De 2010 à 2013, Ianoukovitch a prôné la neutralité, conformément à l’opinion publique ukrainienne. Les Etats-Unis ont œuvré secrètement au renversement de Ianoukovitch, comme en témoigne l’enregistrement de Victoria Nuland, alors secrétaire d’Etat adjointe des Etats-Unis, et de l’ambassadeur des Etats-Unis Geoffrey Pyatt, qui planifient le gouvernement post-Ianoukovitch quelques semaines avant le renversement violent de ce dernier. Lors de cet appel, Nuland a clairement indiqué qu’elle était en étroite coordination avec le vice-président de l’époque, Joe Biden, et son conseiller à la sécurité nationale, Jake Sullivan. C’est cette même équipe Biden-Nuland-Sullivan qui est aujourd’hui au centre de la politique américaine concernant l’Ukraine.
     Après le renversement de Ianoukovitch, la guerre a éclaté dans le Donbass, tandis que la Russie a revendiqué la Crimée. Le nouveau gouvernement ukrainien a demandé son adhésion à l’OTAN, et les Etats-Unis ont armé et aidé à restructurer l’armée ukrainienne pour la rendre compatible avec l’OTAN. En 2021, l’OTAN et l’administration Biden se sont fermement engagées à assurer l’avenir de l’Ukraine au sein de l’OTAN.

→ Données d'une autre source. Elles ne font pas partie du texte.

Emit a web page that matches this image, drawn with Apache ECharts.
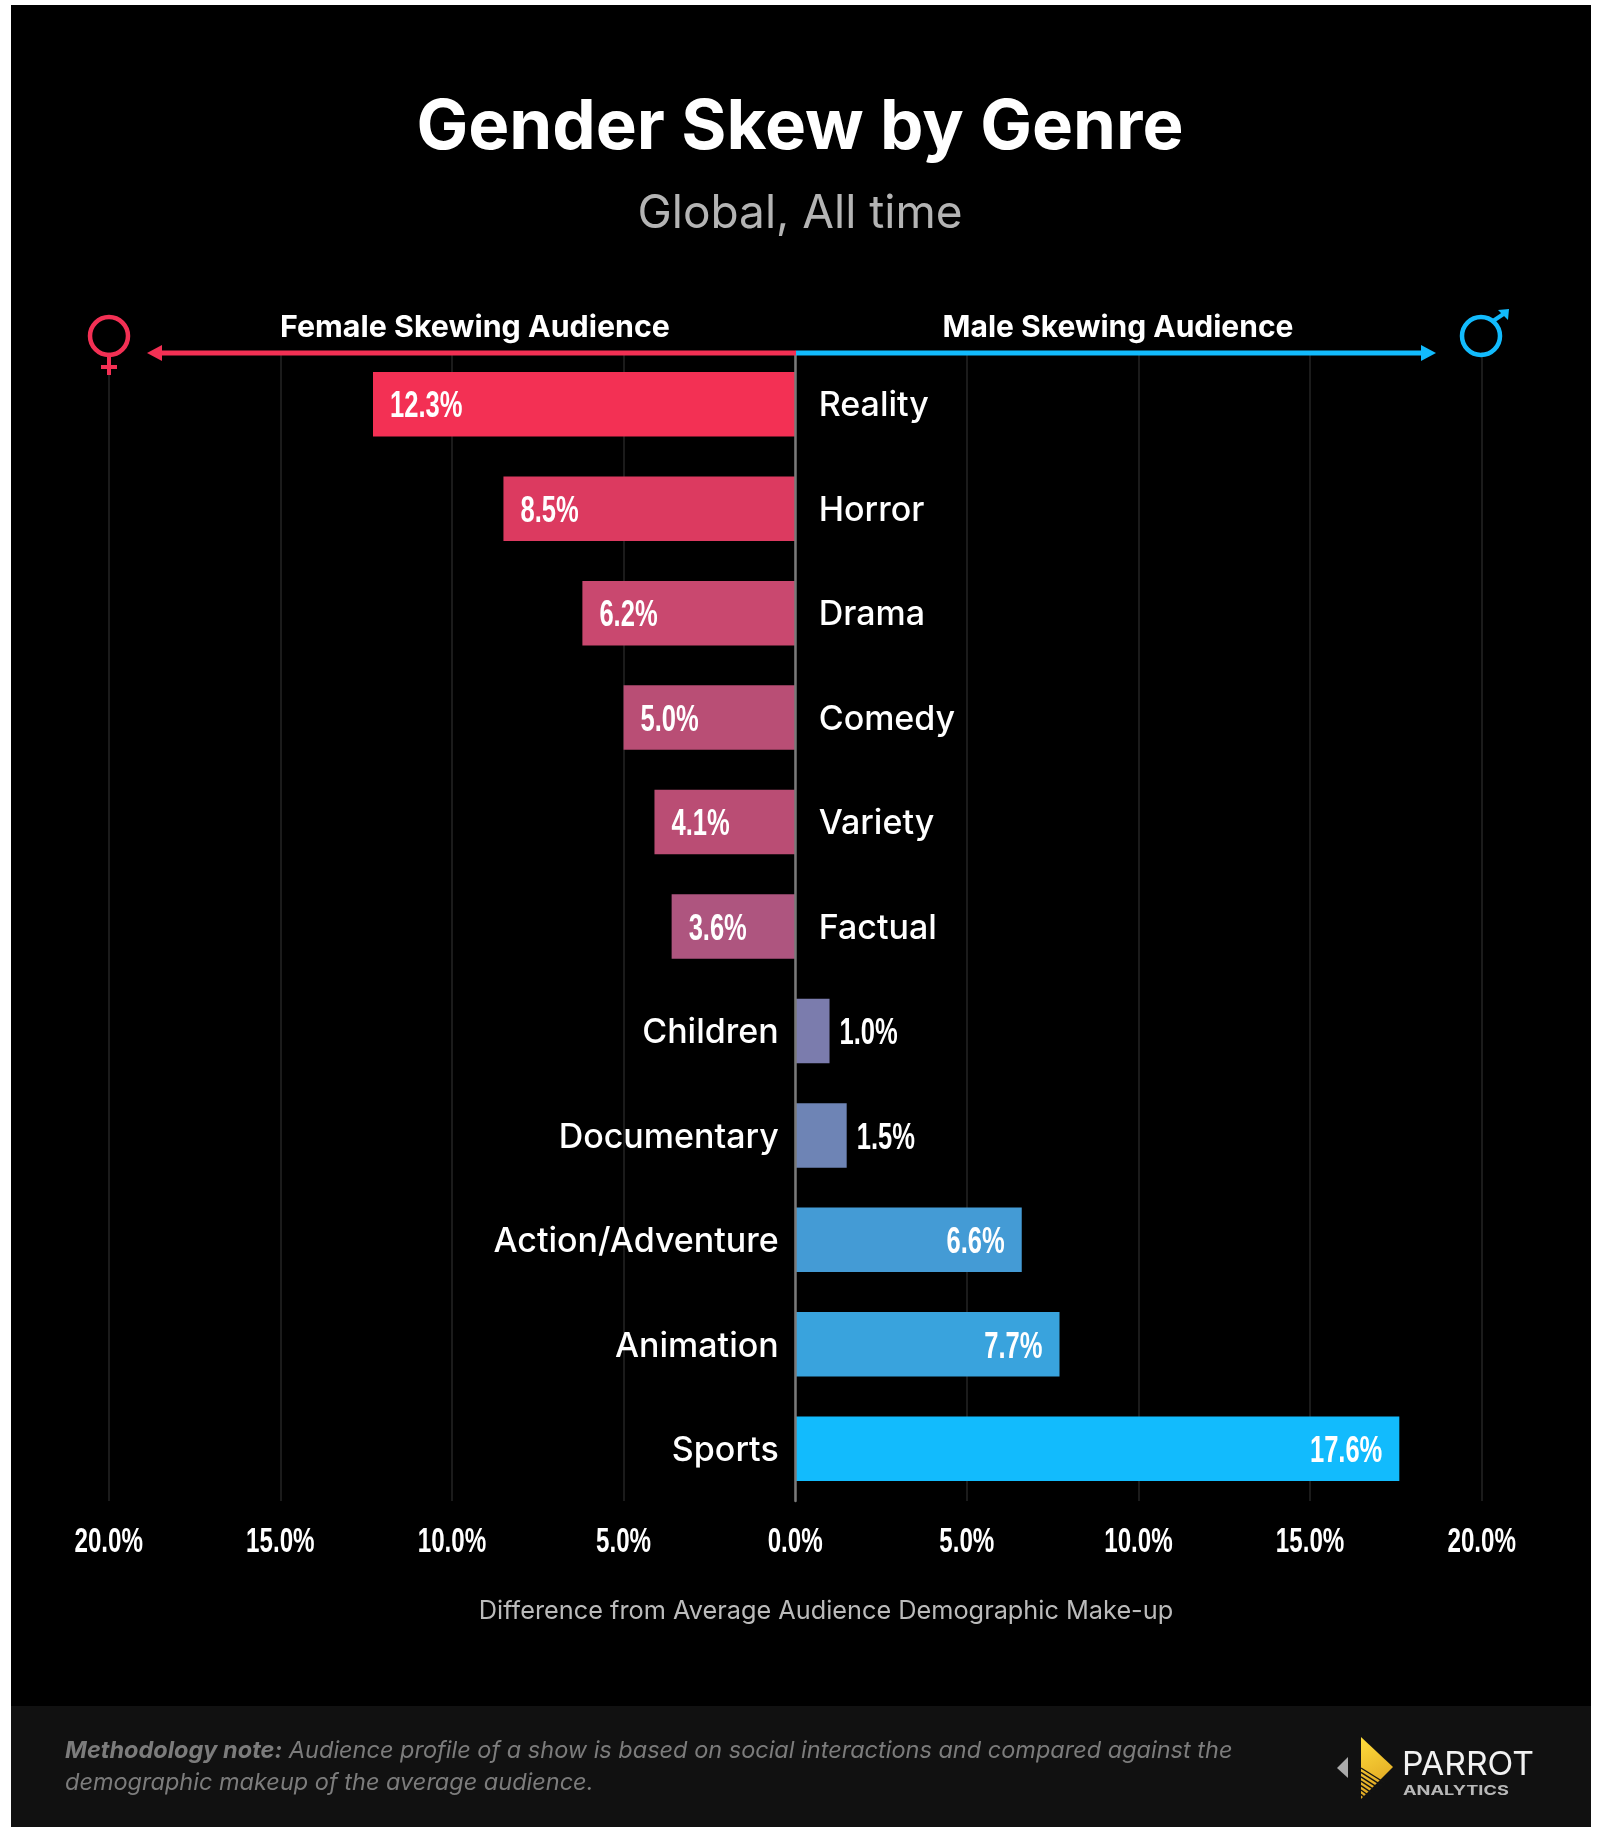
<!DOCTYPE html>
<html>
<head>
<meta charset="utf-8">
<title>Gender Skew by Genre</title>
<script src="https://cdn.jsdelivr.net/npm/echarts@6/dist/echarts.min.js"></script>
<style>
  html, body { margin: 0; padding: 0; background: #fff; }
  #chart { width: 1600px; height: 1829px; }
</style>
</head>
<body>
<div id="chart"></div>
<script>
const genres = ['Reality', 'Horror', 'Drama', 'Comedy', 'Variety', 'Factual', 'Children', 'Documentary', 'Action/Adventure', 'Animation', 'Sports'];
// negative = female skew, positive = male skew
const skew = [-12.3, -8.5, -6.2, -5.0, -4.1, -3.6, 1.0, 1.5, 6.6, 7.7, 17.6];
const barColors = ['#F33054', '#DC3A60', '#C9486F', '#B94E75', '#BA4D74', '#AE557F', '#7B7CAD', '#6E84B5', '#449BD5', '#39A3DD', '#12BBFD'];
const xTicks = [-20, -15, -10, -5, 0, 5, 10, 15, 20];

const PINK = '#F33054';
const BLUE = '#12BBFD';
const mainFont = 'Inter';
const numFont = '"Liberation Sans"';
// no condensed face installed, so the numbers are squeezed
const NUM_SQUEEZE = 0.69;

let chart = echarts.init(document.getElementById('chart'), null, { renderer: 'canvas' });

const pct = (v) => Math.abs(v).toFixed(1) + '%';

const txt = (text, x, y, size, color, weight, align, scaleX) => ({
  type: 'text',
  z: 10,
  x: x,
  y: y,
  scaleX: scaleX || 1,
  style: {
    text: text,
    font: (weight || 'normal') + ' ' + size + 'px ' + mainFont,
    fill: color,
    textAlign: align || 'center',
    textVerticalAlign: 'middle'
  }
});

const line = (pts, color, width) => ({
  type: 'polyline',
  z: 9,
  shape: { points: pts },
  style: { stroke: color, lineWidth: width, fill: null }
});

const poly = (pts, color) => ({
  type: 'polygon',
  z: 9,
  shape: { points: pts },
  style: { fill: color }
});

const circle = (cx, cy, r, color, width) => ({
  type: 'circle',
  z: 9,
  shape: { cx: cx, cy: cy, r: r },
  style: { stroke: color, lineWidth: width, fill: null }
});

// little stripes across the logo kite
let logoStripes = [];
for (let i = 0; i < 7; i++) {
  let y = 1768 + i * 4.4;
  logoStripes.push(line([[1361, y], [1361 + 24 - i * 3.4, y + 15 - i * 2]], '#141414', 1.4));
}

const graphics = [
  // page panels
  { type: 'rect', z: -10, shape: { x: 11, y: 5, width: 1580, height: 1822 }, style: { fill: '#000' } },
  { type: 'rect', z: -9, shape: { x: 11, y: 1706, width: 1580, height: 121 }, style: { fill: '#111' } },

  txt('Gender Skew by Genre', 800, 128, 69, '#fff', 'bold'),
  txt('Global, All time', 800, 214.5, 46, '#B4B4B4'),
  txt('Female Skewing Audience', 475, 328, 30.4, '#fff', 'bold'),
  txt('Male Skewing Audience', 1118, 328, 30, '#fff', 'bold'),
  txt('Difference from Average Audience Demographic Make-up', 826, 1611, 25.3, '#BBB'),

  // arrows
  line([[796, 353], [158, 353]], PINK, 5),
  poly([[147, 353], [162, 345], [162, 361]], PINK),
  line([[796, 353], [1424, 353]], BLUE, 5),
  poly([[1436, 353], [1421, 345], [1421, 361]], BLUE),

  // female sign
  circle(109, 336, 19, PINK, 4.5),
  line([[109, 356], [109, 375]], PINK, 4),
  line([[101, 367], [117, 367]], PINK, 4),

  // male sign
  circle(1481, 336, 19, BLUE, 4.5),
  line([[1493, 321], [1505, 313]], BLUE, 4),
  poly([[1509, 309], [1498, 310], [1508, 320]], BLUE),

  // footer note
  {
    type: 'text',
    z: 10,
    style: {
      text: '{b|Methodology note:} Audience profile of a show is based on social interactions and compared against the',
      x: 65, y: 1751,
      textVerticalAlign: 'middle',
      font: 'italic 23.5px ' + mainFont,
      fill: '#7C7C7C',
      rich: { b: { font: 'italic bold 23.5px ' + mainFont, fill: '#7C7C7C' } }
    }
  },
  {
    type: 'text',
    z: 10,
    style: {
      text: 'demographic makeup of the average audience.',
      x: 65, y: 1783,
      textVerticalAlign: 'middle',
      font: 'italic 23.5px ' + mainFont,
      fill: '#7C7C7C'
    }
  },

  // logo
  poly([[1337, 1768], [1348, 1757], [1348, 1778]], '#AAA'),
  {
    type: 'polygon',
    z: 9,
    shape: { points: [[1361, 1737], [1393, 1767], [1361, 1799]] },
    style: {
      fill: new echarts.graphic.LinearGradient(0, 0, 1, 1, [
        { offset: 0, color: '#FFDD3C' },
        { offset: 1, color: '#D99A1C' }
      ])
    }
  },
  ...logoStripes,
  txt('PARROT', 1402, 1765, 33, '#F2F2F2', 'normal', 'left', 1.02),
  txt('ANALYTICS', 1403, 1791, 13, '#B8B8B8', 'bold', 'left', 1.4)
];

// value labels on the bars
const renderValueLabel = (params, api) => {
  let v = api.value(0);
  let pt = api.coord([v, api.value(1)]);
  let outside = v > 0 && v < 3;
  let x, align;
  if (v < 0) {
    x = pt[0] + 17;
    align = 'left';
  } else if (outside) {
    x = pt[0] + 10;
    align = 'left';
  } else {
    x = pt[0] - 17;
    align = 'right';
  }
  return {
    type: 'text',
    x: x,
    y: pt[1] + 3,
    scaleX: NUM_SQUEEZE,
    style: {
      text: pct(v),
      font: 'bold 37px ' + numFont,
      fill: '#fff',
      textAlign: align,
      textVerticalAlign: 'middle',
      shadowColor: 'rgba(0,0,0,0.55)',
      shadowBlur: 3,
      shadowOffsetX: 2,
      shadowOffsetY: 2
    }
  };
};

// tick labels under the grid, same squeezed face as the bar labels
const renderTickLabel = (params, api) => {
  let pt = api.coord([api.value(0), 0]);
  return {
    type: 'text',
    x: pt[0],
    y: params.coordSys.y + params.coordSys.height + 41,
    scaleX: NUM_SQUEEZE,
    style: {
      text: pct(api.value(0)),
      font: 'bold 35px ' + numFont,
      fill: '#fff',
      textAlign: 'center',
      textVerticalAlign: 'middle'
    }
  };
};

let option = {
  backgroundColor: '#fff',
  animation: false,
  grid: { left: 108.7, top: 352, width: 1373, height: 1149, containLabel: false },
  xAxis: {
    type: 'value',
    min: -20,
    max: 20,
    interval: 5,
    axisLine: { show: false },
    axisTick: { show: false },
    axisLabel: { show: false },
    splitLine: { show: true, lineStyle: { color: '#252525', width: 1.5 } }
  },
  yAxis: {
    type: 'category',
    inverse: true,
    data: genres,
    axisTick: { show: false },
    axisLabel: { show: false },
    axisLine: { show: true, onZero: true, lineStyle: { color: '#7A7A7A', width: 2.5 } },
    z: 5
  },
  series: [
    {
      name: 'Skew',
      type: 'bar',
      barWidth: 64.5,
      z: 3,
      data: skew.map((v, i) => ({
        value: v,
        itemStyle: { color: barColors[i] }
      }))
    },
    {
      // genre names sit on the side of the axis away from the bar
      name: 'Genre',
      type: 'scatter',
      symbolSize: 1,
      silent: true,
      z: 4,
      itemStyle: { color: 'rgba(0,0,0,0)', opacity: 1 },
      data: genres.map((g, i) => ({
        value: [0, i],
        label: {
          show: true,
          position: skew[i] < 0 ? 'right' : 'left',
          distance: skew[i] < 0 ? 23 : 16,
          offset: [0, 2],
          color: '#fff',
          opacity: 1,
          fontFamily: mainFont,
          fontWeight: 500,
          fontSize: 34,
          formatter: g
        }
      }))
    },
    {
      name: 'Value labels',
      type: 'custom',
      silent: true,
      clip: false,
      z: 6,
      renderItem: renderValueLabel,
      data: skew.map((v, i) => [v, i])
    },
    {
      name: 'Tick labels',
      type: 'custom',
      silent: true,
      clip: false,
      z: 6,
      renderItem: renderTickLabel,
      data: xTicks.map((t) => [t, 0])
    }
  ],
  graphic: { elements: graphics }
};

chart.setOption(option);
</script>
</body>
</html>
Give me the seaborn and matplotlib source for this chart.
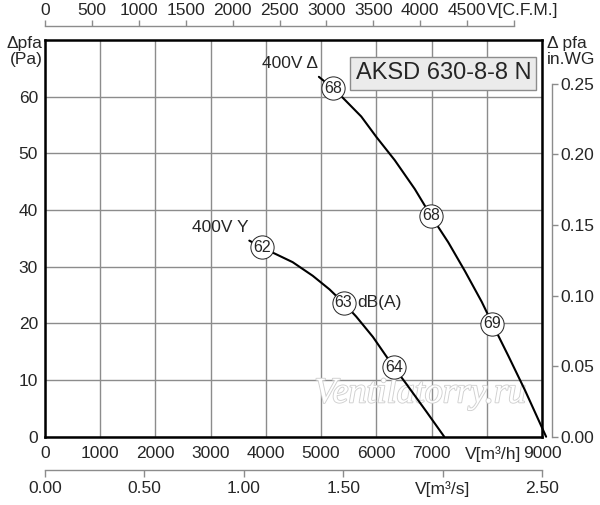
import matplotlib
matplotlib.use('Agg')
import matplotlib.pyplot as plt
import matplotlib.patheffects as pe
from matplotlib.transforms import ScaledTranslation
import numpy as np
import pandas as pd
import seaborn as sns

# curve 400V delta (m3/h, Pa)
flow_delta = [4960, 5212, 5394, 5727, 6000, 6333, 6697, 6988, 7303, 7606, 7909, 8103, 8394, 8697, 9075]
pa_delta = [63.5, 61.5, 59.8, 56.5, 52.9, 48.8, 43.7, 39.0, 34.3, 29.2, 23.8, 19.9, 14.2, 8.1, 0.0]

# curve 400V Y
flow_star = [3700, 3927, 4121, 4485, 4848, 5152, 5406, 5636, 5939, 6315, 6545, 6909, 7230]
pa_star = [34.6, 33.4, 32.5, 30.8, 28.4, 26.0, 23.6, 21.2, 17.6, 12.3, 9.3, 4.4, 0.0]

# noise markers dB(A)
mark_flow = [5212, 6988, 8103, 3927, 5406, 6315]
mark_pa = [61.5, 39.0, 19.9, 33.4, 23.6, 12.3]
mark_db = ['68', '68', '69', '62', '63', '64']

x_ticks = [0, 1000, 2000, 3000, 4000, 5000, 6000, 7000, 8000, 9000]
x_labels = ['0', '1000', '2000', '3000', '4000', '5000', '6000', '7000', 'V[m³/h]', '9000']
y_ticks = [0, 10, 20, 30, 40, 50, 60]
cfm_ticks = [0, 500, 1000, 1500, 2000, 2500, 3000, 3500, 4000, 4500, 5000]
cfm_labels = ['0', '500', '1000', '1500', '2000', '2500', '3000', '3500', '4000', '4500', 'V[C.F.M.]']
m3s_ticks = [0, 0.5, 1.0, 1.5, 2.0, 2.5]
m3s_labels = ['0.00', '0.50', '1.00', '1.50', 'V[m³/s]', '2.50']
wg_ticks = [0, 0.05, 0.10, 0.15, 0.20, 0.25]

sns.set_theme(style='white')
plt.rcParams['font.family'] = ['Liberation Sans', 'DejaVu Sans']

GRAY = '#8c8c8c'
FS = 12.5

fig = plt.figure(figsize=(6, 5.05), dpi=100)
ax = fig.add_axes([0.075, 0.1352, 0.8283, 0.7856])

df_d = pd.DataFrame({'flow': flow_delta, 'pa': pa_delta})
df_s = pd.DataFrame({'flow': flow_star, 'pa': pa_star})
sns.lineplot(data=df_d, x='flow', y='pa', sort=False, color='black', lw=1.5, ax=ax, clip_on=False, zorder=3)
sns.lineplot(data=df_s, x='flow', y='pa', sort=False, color='black', lw=1.5, ax=ax, zorder=3)
sns.scatterplot(x=mark_flow, y=mark_pa, s=280, color='white', edgecolor='#222222', linewidth=0.7, ax=ax, zorder=4, clip_on=False)
for fx, py, t in zip(mark_flow, mark_pa, mark_db):
    ax.text(fx, py, t, ha='center', va='center', fontsize=11.5, zorder=5)

ax.text(5406 + 250, 23.6, 'dB(A)', ha='left', va='center', fontsize=FS)
ax.text(4950, 65.8, '400V Δ', ha='right', va='center', fontsize=FS)
ax.text(3690, 36.9, '400V Y', ha='right', va='center', fontsize=FS)

ax.set_xlim(0, 9000)
ax.set_ylim(0, 70)
ax.set_xticks(x_ticks)
ax.set_xticklabels(x_labels)
ax.set_yticks(y_ticks)
ax.set_xlabel('')
ax.set_ylabel('')
ax.tick_params(length=0, labelsize=FS)
ax.tick_params(axis='x', pad=7)
ax.tick_params(axis='y', pad=5)
ax.grid(True, color=GRAY, lw=1)
ax.set_axisbelow(True)
for s in ax.spines.values():
    s.set_color('black')
    s.set_linewidth(1.8)
    s.set_zorder(6)

shift = ScaledTranslation(6 / 100, 0, fig.dpi_scale_trans)
lab = ax.xaxis.get_major_ticks()[8].label1
lab.set_transform(lab.get_transform() + shift)

ax.text(-0.005, 1.01, 'Δpfa\n(Pa)', transform=ax.transAxes, ha='right', va='top',
        fontsize=FS, linespacing=1.1)

# title box
ax.text(0.8016, 0.916, 'AKSD 630-8-8 N', transform=ax.transAxes, ha='center', va='center',
        fontsize=17, zorder=7,
        bbox=dict(boxstyle='square,pad=0.22', fc='#ebebeb', ec=GRAY, lw=1))

# watermark
ax.text(0.755, 0.108, 'Ventilatorry.ru', transform=ax.transAxes, ha='center', va='center',
        fontsize=26, family='Liberation Serif', style='italic', color='white', zorder=2,
        path_effects=[pe.withStroke(linewidth=1.3, foreground='#d0d0d0')])

# top axis C.F.M.
top = ax.twiny()
top.set_xlim(0, 9000 / 1.699)
top.set_xticks(cfm_ticks)
top.set_xticklabels(cfm_labels)
for k in ['left', 'right', 'bottom']:
    top.spines[k].set_visible(False)
top.spines['top'].set_position(('axes', 1.035))
top.spines['top'].set_bounds(0, 5000)
top.spines['top'].set_color(GRAY)
top.spines['top'].set_linewidth(1)
top.tick_params(axis='x', direction='out', length=4, width=1, color=GRAY, labelsize=FS, pad=2)
tk = top.xaxis.get_major_ticks()[-1]
for lab in (tk.label1, tk.label2):
    lab.set_transform(lab.get_transform() + ScaledTranslation(9 / 100, 0, fig.dpi_scale_trans))

# bottom axis m3/s
bot = ax.twiny()
bot.set_xlim(0, 2.5)
bot.xaxis.set_ticks_position('bottom')
bot.xaxis.set_label_position('bottom')
bot.set_xticks(m3s_ticks)
bot.set_xticklabels(m3s_labels)
for k in ['left', 'right', 'top']:
    bot.spines[k].set_visible(False)
bot.spines['bottom'].set_visible(True)
bot.spines['bottom'].set_position(('axes', -0.084))
bot.spines['bottom'].set_bounds(0, 2.5)
bot.spines['bottom'].set_color(GRAY)
bot.spines['bottom'].set_linewidth(1)
bot.tick_params(axis='x', direction='out', length=5, width=1, color=GRAY, labelsize=FS, pad=3)

# right axis in.WG
rax = ax.twinx()
rax.set_ylim(0, 70 / 249.089)
rax.set_yticks(wg_ticks)
rax.set_yticklabels(['%.2f' % v for v in wg_ticks])
for k in ['left', 'top', 'bottom']:
    rax.spines[k].set_visible(False)
rax.spines['right'].set_position(('axes', 1.02))
rax.spines['right'].set_bounds(0, 0.25)
rax.spines['right'].set_color(GRAY)
rax.spines['right'].set_linewidth(1)
rax.tick_params(axis='y', direction='out', length=4, width=1, color=GRAY, labelsize=FS, pad=2)
rax.text(1.01, 1.01, 'Δ pfa\nin.WG', transform=ax.transAxes, ha='left', va='top',
         fontsize=FS, linespacing=1.1)

fig.savefig('out.png', dpi=100)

    Dans la période précédant l’invasion russe, l’élargissement de l’OTAN était au centre des préoccupations. Dans son projet de traité OTAN-russe (17 décembre 2021), Poutine préconisait l’arrêt de tout élargissement de l’OTAN, ce que les dirigeants russes ont présenté comme l’élément déclencheur du conflit lors de la réunion du Conseil national de sécurité russe, le 21 février 2022. Ce jour-là, dans son discours à la nation, Poutine a déclaré que l’élargissement de l’OTAN était l’une des principales raisons de l’invasion.
    L’historien Geoffrey Roberts a récemment écrit:

«La guerre aurait-elle pu être évitée par un accord russo-occidental qui aurait stoppé l’expansion de l’OTAN et neutralisé l’Ukraine en échange de solides garanties d’indépendance et de souveraineté ukrainiennes? C’est tout à fait possible».

En mars 2022, la Russie et l’Ukraine ont évoqué des avancées vers une rapide résolution du conflit par la négociation, sur la base de la neutralité de l’Ukraine. Selon Naftali Bennett, ancien Premier ministre israélien, qui a joué le rôle de médiateur, un accord était sur le point d’être conclu avant qu’il ne soit rejeté par les Etats-Unis, le Royaume-Uni et la France.
    Bien que l’administration Biden affirme que l’invasion russe ait été injustifiée, la Russie a pourtant recherché des options diplomatiques en 2021 pour éviter la guerre, tandis que Biden a rejeté toute tentative diplomatique, insistant sur le fait que la Russie n’avait pas son mot à dire sur la question de l’élargissement de l’OTAN. En mars 2022, la Russie a fait appel à la diplomatie, tandis que l’équipe de M. Biden a de nouveau fait obstacle à une solution diplomatique pour mettre fin à la guerre. En reconnaissant que la question de l’élargissement de l’OTAN est au cœur de cette guerre, nous comprenons pourquoi le recours au matériel militaire américain ne mettra pas fin au conflit. La Russie fera tout ce qui est nécessaire pour empêcher l’élargissement de l’OTAN à l’Ukraine.
    Pour parvenir à la paix en Ukraine, il est indispensable de négocier sur la base de la neutralité de l’Ukraine et du non-élargissement de l’OTAN. L’insistance de l’administration Biden sur l’élargissement de l’OTAN à l’Ukraine a fait de ce pays la victime d’aspirations militaires américaines mal conçues et irréalisables. Il est temps d’arrêter les provocations et de rétablir la paix en Ukraine par la voie des négociations.